If IE tries to determine whether "Eliezer should save person X" is true, he will notice that it's true if he thinks it's true, leading to Löb-style problems.

Could you spell out those problems?

And in any case, why is IE trying to determine whether "Eliezer should save person X" is true? Shouldn't he limit himself to determining whether Eliezer should save person X?

Compare: If Joe tries to determine whether "256 X 2 = 512" is true, he will notice that it is true if a certain computation he could perform yields 512, and that if he performs that calculation, he will believe it (the quoted statement above) is true. This leads to Löb-style confusion.

The confusion is dissolved because anyone can do the computations operationalizing IE's ethical definitions, if IE can communicate his values to that computational agent.

Or is this one of those situations where the self-referentiality of UDT-like decision theories gets us into trouble?
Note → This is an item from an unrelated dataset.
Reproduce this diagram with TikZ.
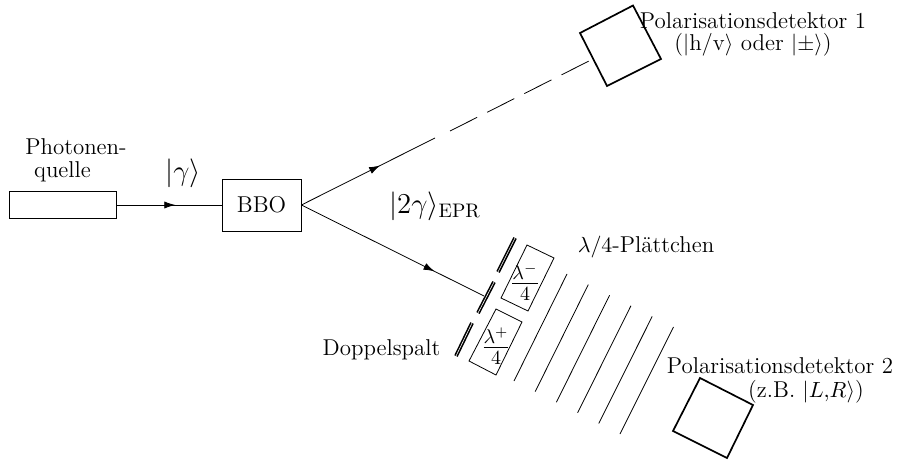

ETA: Ok, I just noticed that IE is by definition the end result of a dynamic process of reflective updating starting from the Base Eliezer. So IE is a fixpoint defined in terms of itself. Maybe Löb-style issues really do exist.

While Eliezer's moral judgments are tentative, and he would update them if he had access to IE, he does have a process for making judgments that is distinct from thinking about the decisions of FAIs and ideal selves. IE will presumably base decisions entirely on these factors.

Agreed, but when IE is making decisions (using a process that is distinct from thinking about the decisions of FAIs and ideal selves), do the words "morality" or "should" ever enter into his mind and end up making a difference in his decisions? If so, what does he mean by them?

"Morality" describes (the result of) the process he uses. The thing as a whole is about morality, it is not an aspect in his decision process. Morality is the sum of the thousand shards of desire.

Eliezer says that when he uses words like "moral", "right", and "should", he's referring to properties of a specific computation. That computation is essentially an idealized version of himself (e.g., with additional resources and safeguards).

When we use words like "right", we don't refer to "right", we refer to particular heuristics that allow us to make right decisions. These heuristics are indeed properties of us, and improved heuristics are properties of idealized versions of us. But "right" itself is not a property of humans, or the kind of thing we can build or imagine. It's a different kind of referent from the usual concepts, for some reason. We don't refer to "right", we use it through particular heuristics.

Consider an analogy with mathematical truth. When we use "truth", do we refer to particular heuristics that allow us to know which mathematical statements are true, or do we refer to something which exists largely independently of human beings, even though we're not really sure what it is exactly? The latter makes more sense to me.

I do not mean to imply that by "right" we must also refer to something that exists independently of human beings, but I think this analogy shows that we need more than "we can't seem to figure out what 'right' refers to, but clearly these heuristics have something to do with it" in order to conclude that the heuristics are what we mean by "right".

"we can't seem to figure out what 'right' might refer to besides these heuristics"

"Right" as the meta-ethical question doesn't refer to heuristics, but when we talk of "right", what we often mean to do is to refer to those heuristics (but not always). So I didn't contrast the two senses you discuss in the first paragraph.

Do we really often mean to refer to those heuristics by "right"? Can you give me a couple of examples of when we clearly intend to do that?

When one speaks, in some sense one always argues. So when you say that "saving that child was right", you appeal to particular moral intuitions, i.e. heuristics, allowing other people to notice these intuitions and agree with you, not making a meta-ethical claim about this action being in accordance with the essence of "right".

When one speaks, in some sense one always argues.

Sometimes when one speaks one speaks for oneself!